### RECORDS
────────────────

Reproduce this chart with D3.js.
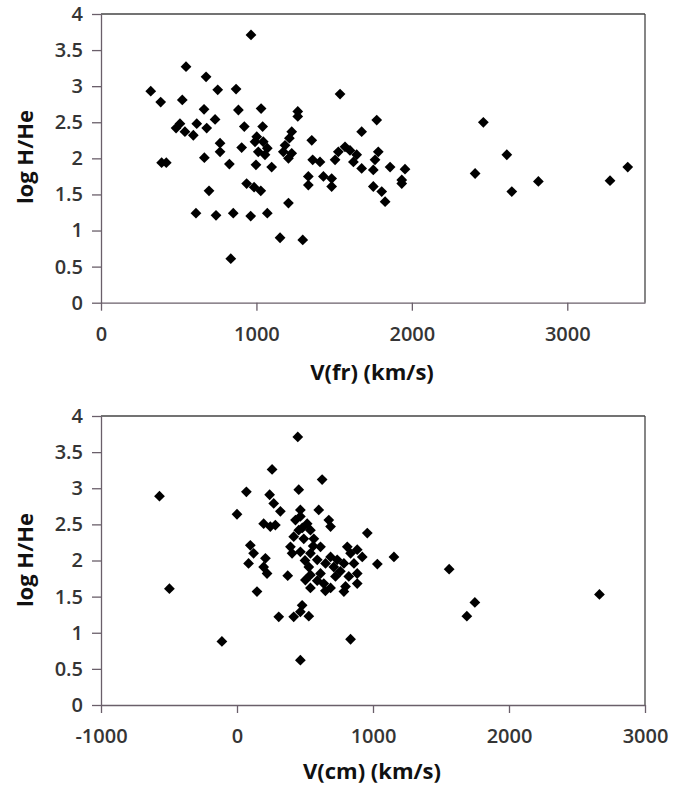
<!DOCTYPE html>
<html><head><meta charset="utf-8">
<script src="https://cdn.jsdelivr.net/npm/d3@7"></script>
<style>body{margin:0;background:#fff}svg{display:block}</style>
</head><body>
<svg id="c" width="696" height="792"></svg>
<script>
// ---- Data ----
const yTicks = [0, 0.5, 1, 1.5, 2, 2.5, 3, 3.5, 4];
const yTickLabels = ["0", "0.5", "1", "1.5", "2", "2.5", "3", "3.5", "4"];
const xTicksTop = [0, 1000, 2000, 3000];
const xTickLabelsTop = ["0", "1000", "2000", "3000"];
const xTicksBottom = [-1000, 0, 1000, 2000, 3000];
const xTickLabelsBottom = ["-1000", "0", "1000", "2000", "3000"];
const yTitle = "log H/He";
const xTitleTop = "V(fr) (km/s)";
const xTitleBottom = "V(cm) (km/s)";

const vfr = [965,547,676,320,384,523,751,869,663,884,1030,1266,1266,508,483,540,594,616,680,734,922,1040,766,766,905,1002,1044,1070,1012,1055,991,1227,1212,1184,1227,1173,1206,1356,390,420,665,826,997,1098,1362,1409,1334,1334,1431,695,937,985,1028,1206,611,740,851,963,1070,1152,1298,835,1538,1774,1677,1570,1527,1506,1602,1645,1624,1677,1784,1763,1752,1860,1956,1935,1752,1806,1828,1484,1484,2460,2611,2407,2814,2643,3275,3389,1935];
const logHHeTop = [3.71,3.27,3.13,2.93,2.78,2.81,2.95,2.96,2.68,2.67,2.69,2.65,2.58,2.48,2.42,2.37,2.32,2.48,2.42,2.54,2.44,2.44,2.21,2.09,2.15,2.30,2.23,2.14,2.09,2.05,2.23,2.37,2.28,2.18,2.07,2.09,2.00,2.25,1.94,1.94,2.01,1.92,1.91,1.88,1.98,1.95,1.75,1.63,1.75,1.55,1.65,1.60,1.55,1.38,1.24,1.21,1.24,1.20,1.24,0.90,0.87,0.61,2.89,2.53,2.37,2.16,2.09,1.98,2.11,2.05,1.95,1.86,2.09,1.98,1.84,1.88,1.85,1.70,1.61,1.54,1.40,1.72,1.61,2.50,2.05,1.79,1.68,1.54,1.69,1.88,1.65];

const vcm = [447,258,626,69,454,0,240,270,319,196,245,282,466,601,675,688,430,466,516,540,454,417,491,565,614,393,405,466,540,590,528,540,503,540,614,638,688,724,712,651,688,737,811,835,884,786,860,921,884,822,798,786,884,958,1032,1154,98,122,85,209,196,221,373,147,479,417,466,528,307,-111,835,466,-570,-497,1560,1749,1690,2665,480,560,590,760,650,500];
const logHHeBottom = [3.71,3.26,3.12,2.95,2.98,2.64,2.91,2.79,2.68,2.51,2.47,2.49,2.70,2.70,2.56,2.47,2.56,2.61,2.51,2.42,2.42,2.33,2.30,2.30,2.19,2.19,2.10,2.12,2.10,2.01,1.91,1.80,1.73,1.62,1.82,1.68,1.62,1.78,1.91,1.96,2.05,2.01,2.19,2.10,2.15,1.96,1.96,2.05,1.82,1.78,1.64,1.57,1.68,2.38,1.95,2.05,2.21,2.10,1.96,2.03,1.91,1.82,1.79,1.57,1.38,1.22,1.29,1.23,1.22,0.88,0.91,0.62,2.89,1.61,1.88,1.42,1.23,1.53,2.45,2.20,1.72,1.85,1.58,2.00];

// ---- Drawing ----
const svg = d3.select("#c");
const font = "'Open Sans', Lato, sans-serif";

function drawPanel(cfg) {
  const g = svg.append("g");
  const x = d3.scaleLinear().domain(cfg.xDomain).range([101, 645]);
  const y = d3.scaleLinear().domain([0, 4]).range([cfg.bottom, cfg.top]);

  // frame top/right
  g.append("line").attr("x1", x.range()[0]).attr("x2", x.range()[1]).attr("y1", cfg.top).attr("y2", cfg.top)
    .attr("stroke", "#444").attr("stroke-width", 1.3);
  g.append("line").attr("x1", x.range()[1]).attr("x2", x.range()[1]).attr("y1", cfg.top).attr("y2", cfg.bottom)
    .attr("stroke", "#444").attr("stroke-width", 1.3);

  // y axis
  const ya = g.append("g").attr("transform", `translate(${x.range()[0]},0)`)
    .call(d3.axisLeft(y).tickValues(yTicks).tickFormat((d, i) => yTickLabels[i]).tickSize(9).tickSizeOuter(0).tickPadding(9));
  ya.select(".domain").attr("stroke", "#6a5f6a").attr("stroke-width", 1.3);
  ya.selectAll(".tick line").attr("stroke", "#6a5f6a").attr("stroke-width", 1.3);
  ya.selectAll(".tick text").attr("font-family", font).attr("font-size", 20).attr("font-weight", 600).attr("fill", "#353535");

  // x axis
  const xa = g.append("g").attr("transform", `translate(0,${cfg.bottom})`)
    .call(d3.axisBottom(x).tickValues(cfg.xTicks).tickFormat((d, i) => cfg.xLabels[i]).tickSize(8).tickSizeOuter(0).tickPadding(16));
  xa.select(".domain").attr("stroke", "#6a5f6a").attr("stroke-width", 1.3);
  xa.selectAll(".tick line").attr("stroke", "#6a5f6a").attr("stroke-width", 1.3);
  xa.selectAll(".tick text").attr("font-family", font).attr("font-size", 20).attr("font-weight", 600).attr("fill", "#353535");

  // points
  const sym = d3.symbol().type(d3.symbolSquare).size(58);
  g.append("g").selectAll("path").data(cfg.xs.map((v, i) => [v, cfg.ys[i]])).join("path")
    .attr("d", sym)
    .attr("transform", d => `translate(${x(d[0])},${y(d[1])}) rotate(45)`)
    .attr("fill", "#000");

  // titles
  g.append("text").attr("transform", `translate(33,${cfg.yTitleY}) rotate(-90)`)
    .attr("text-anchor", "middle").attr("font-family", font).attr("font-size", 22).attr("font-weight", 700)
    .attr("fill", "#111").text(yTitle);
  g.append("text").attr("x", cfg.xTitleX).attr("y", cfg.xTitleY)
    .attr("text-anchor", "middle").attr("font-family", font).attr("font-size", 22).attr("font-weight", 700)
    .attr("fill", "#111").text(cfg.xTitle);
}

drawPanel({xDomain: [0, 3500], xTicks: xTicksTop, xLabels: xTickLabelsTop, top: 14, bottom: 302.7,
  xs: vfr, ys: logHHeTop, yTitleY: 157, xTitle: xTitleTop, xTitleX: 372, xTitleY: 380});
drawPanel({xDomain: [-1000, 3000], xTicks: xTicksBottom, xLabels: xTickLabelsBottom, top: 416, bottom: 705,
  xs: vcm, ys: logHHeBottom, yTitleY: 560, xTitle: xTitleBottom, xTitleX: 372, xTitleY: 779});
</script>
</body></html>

────────────────

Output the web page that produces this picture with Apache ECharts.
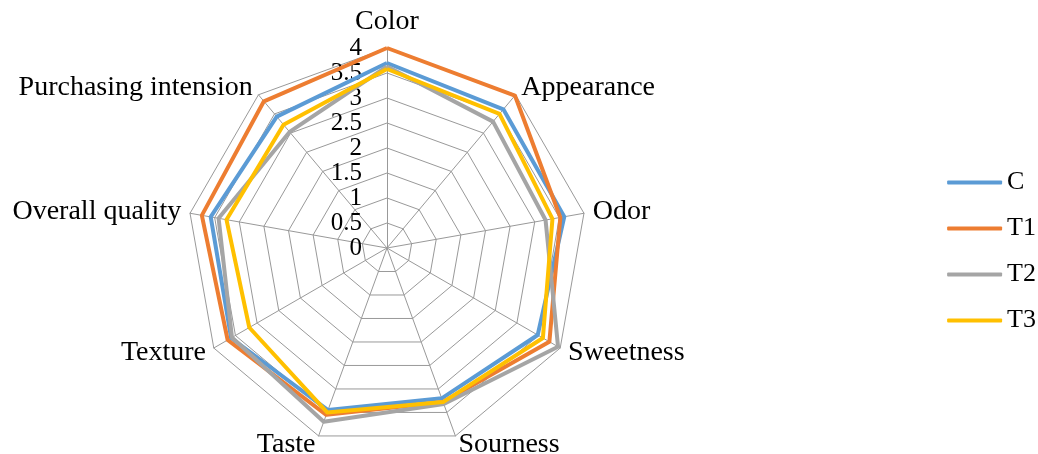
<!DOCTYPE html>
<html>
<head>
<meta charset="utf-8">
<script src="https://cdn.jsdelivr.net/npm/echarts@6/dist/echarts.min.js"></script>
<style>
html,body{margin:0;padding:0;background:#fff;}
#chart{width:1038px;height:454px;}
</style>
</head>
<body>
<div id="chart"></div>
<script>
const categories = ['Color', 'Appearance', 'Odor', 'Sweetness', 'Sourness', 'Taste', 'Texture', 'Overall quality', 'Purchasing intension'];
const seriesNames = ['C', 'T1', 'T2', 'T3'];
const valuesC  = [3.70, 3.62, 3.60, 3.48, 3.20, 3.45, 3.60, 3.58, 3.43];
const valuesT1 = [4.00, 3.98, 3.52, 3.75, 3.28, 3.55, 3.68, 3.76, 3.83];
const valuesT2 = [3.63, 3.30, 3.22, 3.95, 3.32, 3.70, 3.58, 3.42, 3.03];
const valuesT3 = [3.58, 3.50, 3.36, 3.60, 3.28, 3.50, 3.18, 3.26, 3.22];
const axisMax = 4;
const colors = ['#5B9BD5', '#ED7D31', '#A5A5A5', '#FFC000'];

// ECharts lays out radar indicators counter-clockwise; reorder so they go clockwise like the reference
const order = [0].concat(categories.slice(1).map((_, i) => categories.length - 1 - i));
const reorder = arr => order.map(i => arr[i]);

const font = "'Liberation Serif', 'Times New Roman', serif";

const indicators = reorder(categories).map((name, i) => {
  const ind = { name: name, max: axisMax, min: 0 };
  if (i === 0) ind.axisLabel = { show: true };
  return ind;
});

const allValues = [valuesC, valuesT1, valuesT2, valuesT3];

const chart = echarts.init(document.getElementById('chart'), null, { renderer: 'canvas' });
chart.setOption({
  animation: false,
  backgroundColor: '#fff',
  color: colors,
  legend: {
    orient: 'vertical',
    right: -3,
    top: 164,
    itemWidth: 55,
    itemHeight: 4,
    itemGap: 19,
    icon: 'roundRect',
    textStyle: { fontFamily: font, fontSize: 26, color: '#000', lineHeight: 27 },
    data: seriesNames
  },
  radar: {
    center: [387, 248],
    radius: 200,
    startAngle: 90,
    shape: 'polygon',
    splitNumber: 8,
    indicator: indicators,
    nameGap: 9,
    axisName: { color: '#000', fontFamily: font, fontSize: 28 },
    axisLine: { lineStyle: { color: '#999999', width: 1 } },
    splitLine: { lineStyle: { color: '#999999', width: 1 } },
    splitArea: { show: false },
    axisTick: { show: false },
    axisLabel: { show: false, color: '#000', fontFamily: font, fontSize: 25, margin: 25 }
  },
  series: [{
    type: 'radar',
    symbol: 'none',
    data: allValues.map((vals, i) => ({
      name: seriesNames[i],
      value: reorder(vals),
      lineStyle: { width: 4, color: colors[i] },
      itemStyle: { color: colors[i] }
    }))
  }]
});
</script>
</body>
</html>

────────────────

### STATED EXERCISE
A number is the only answer here: how many lines of the material above contain "this"?

### ANSWER BELOW
2